Inlining a recursive function is much like unrolling a loop. You will end up with much duplicate code -- but in some cases it could be worthwhile:
The number of recursive calls (the length of the chain) is normally short (in cases it gets longer than predefined, just do normal recursion)
The overhead for the functions calls is relatively big compared to the logic -- so do some "unrolling" for example five instances and end up doing a recursive call again -- this would lead to saving 80% of the call overhead.
Off course the tail-recursive special-case -- but this was mentioned by others.
Of course can be declared inline. The inline keyword is just a hint to the compiler. In many case the compiler just ignore it and depending on the compiler this could be one of this situatios.

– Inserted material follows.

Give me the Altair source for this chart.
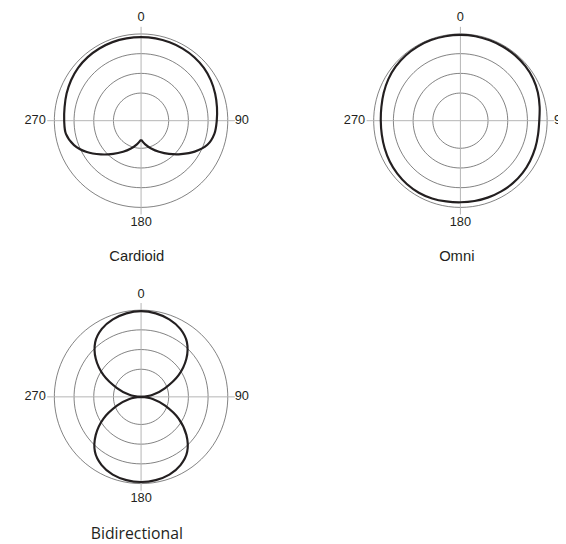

Some compilers cna turn tail recursion into plain loops, and thus inline them normally.
Non-tail recursion could be inlined up to a given depth, usually decided by the compiler.
I've never encountered a practical application for that, as the cost of call isn't high enough anymore to offset the increase in code size.
[edit] (to clarify that: even though I like to toy with these things, and often check what code my compiler generates for "funny stuff" just out of curiosity, I haven't encountered a use case where any such unrolling helped significantly. This doesn't mean they don't exist or couldn't be constructed.
The only place where it would help is precalculating low iterations during compile time. However, in my experience this immensely increases compile times for often negligible runtime performance benefits.
Note that Visual Studio 2008 (and earlier) gives you quite some control over this:
#pragma inline_recursion(on)
#pragma inline_depth(N)
__forceinline
Be careful with the latter, it can easily overload the compiler :)
Inline means that on each place a call to a function marked as inline gets done, the compiler places a copy of the said function code there. This avoids function calling mechanisms, and it's usual argument stack pushing-poping, saving time in gazillion-calls-per-second situations. You see the consequences to static variables and stuff like that? all gone...
So, if you had an inlined recursive call, either your compiler is super smart and figures whether the number of copies is deterministic, of it will say "Cannot make it inline", because it wouldn't know when to stop.